Exercise
What lies from the line containing "Give me the" through the line containing "import * as"? Print exactly those lines, with both ends, and no others.

Source records
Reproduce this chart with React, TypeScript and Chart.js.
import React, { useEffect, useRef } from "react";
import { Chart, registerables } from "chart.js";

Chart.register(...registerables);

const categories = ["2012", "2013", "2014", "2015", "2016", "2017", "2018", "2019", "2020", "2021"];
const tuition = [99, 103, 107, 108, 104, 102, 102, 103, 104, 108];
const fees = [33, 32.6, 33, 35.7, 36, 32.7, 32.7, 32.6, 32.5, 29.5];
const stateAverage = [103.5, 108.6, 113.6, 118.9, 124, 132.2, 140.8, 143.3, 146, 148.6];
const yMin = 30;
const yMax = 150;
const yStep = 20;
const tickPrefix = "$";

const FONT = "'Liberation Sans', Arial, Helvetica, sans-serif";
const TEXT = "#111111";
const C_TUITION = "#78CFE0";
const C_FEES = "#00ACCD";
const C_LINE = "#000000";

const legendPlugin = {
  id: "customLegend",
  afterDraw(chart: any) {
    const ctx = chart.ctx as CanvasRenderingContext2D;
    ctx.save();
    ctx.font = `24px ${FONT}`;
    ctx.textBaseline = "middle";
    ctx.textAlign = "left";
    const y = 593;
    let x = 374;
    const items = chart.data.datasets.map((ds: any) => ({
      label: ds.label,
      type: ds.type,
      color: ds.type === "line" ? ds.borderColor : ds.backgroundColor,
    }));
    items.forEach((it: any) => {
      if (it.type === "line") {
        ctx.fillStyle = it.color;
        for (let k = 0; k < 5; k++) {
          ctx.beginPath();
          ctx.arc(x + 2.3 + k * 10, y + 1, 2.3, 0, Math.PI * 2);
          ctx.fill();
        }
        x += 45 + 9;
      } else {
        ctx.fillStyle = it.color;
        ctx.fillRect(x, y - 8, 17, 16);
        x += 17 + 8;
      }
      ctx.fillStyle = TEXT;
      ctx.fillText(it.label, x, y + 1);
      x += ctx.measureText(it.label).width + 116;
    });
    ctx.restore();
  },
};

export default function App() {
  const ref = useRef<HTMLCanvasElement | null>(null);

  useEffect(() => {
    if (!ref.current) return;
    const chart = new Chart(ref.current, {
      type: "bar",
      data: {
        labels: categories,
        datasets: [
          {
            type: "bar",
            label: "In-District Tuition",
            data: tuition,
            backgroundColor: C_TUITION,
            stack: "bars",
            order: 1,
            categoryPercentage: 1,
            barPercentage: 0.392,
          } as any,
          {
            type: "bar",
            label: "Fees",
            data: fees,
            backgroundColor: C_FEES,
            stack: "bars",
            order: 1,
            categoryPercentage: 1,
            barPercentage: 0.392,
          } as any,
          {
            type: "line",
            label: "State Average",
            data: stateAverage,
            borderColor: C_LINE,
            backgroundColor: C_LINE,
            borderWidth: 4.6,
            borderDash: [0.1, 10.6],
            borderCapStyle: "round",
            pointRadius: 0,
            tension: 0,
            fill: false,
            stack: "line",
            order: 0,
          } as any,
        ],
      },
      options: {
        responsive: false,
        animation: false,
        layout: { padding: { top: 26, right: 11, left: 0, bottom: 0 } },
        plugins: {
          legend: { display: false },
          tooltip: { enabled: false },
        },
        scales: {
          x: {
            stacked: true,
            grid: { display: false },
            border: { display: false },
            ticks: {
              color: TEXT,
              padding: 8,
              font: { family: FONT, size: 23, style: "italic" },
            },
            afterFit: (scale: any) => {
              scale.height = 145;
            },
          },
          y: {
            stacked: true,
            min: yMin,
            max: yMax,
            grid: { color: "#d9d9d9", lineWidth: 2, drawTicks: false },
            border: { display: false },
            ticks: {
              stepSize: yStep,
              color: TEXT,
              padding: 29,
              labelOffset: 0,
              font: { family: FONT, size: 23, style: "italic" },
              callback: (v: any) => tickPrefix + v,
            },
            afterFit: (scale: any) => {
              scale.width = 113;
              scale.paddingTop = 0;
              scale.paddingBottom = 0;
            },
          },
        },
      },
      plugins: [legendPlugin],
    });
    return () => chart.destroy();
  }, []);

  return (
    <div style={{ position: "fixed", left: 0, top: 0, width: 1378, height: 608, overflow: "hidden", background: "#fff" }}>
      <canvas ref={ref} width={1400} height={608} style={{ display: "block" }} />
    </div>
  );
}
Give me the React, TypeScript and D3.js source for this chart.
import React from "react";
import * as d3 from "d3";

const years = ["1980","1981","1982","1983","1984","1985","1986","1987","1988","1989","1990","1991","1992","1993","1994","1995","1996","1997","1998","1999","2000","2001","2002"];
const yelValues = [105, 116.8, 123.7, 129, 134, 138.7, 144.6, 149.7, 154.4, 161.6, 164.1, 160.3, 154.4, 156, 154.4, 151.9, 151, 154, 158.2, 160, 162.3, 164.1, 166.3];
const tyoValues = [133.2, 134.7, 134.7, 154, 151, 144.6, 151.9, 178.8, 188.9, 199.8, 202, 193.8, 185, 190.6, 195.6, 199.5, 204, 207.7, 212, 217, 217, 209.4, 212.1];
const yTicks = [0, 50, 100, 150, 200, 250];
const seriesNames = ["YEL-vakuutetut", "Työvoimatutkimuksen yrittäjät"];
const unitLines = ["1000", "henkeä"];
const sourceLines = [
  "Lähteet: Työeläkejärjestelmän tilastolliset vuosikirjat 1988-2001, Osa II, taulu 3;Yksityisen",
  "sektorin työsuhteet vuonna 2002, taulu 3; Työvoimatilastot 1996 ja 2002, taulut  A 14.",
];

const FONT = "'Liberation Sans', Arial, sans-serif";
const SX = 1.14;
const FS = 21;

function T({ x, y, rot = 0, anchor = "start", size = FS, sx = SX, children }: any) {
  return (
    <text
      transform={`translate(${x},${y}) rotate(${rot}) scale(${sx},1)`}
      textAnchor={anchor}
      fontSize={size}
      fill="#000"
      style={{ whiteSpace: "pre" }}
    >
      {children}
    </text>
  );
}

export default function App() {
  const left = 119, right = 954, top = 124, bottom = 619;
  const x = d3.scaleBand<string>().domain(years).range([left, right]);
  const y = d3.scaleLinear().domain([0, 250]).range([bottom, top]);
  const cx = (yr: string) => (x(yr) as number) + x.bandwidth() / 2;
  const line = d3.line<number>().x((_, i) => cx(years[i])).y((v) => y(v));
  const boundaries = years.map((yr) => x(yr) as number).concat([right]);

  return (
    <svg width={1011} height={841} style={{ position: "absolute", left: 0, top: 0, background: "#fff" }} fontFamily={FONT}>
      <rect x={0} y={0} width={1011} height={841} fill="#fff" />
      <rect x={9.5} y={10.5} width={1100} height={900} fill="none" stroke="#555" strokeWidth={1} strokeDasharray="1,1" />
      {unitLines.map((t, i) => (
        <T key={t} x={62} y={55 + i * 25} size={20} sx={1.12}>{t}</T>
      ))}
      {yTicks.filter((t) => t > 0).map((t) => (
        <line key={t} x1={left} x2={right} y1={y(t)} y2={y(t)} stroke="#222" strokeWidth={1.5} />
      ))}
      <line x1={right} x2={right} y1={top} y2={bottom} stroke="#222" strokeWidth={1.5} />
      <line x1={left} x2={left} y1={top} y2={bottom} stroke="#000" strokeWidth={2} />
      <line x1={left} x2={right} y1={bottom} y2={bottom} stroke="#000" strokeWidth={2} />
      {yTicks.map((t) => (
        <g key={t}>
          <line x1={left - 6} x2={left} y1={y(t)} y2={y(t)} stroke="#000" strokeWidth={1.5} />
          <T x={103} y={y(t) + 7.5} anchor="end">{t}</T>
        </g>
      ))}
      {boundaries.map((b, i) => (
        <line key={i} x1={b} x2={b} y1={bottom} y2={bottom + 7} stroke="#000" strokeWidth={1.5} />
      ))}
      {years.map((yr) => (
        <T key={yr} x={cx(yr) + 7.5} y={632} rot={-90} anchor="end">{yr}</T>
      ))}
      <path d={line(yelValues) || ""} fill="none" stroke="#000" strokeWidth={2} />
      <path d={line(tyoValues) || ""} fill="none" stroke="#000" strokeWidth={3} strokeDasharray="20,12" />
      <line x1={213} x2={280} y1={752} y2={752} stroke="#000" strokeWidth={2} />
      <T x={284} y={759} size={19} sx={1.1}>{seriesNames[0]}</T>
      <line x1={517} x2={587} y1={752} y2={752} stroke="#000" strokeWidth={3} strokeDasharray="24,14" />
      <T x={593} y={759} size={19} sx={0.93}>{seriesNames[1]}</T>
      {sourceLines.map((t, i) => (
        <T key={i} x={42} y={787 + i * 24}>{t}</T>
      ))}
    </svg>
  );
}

Solution to this problem
Give me the React, TypeScript and D3.js source for this chart.
import React from "react";
import * as d3 from "d3";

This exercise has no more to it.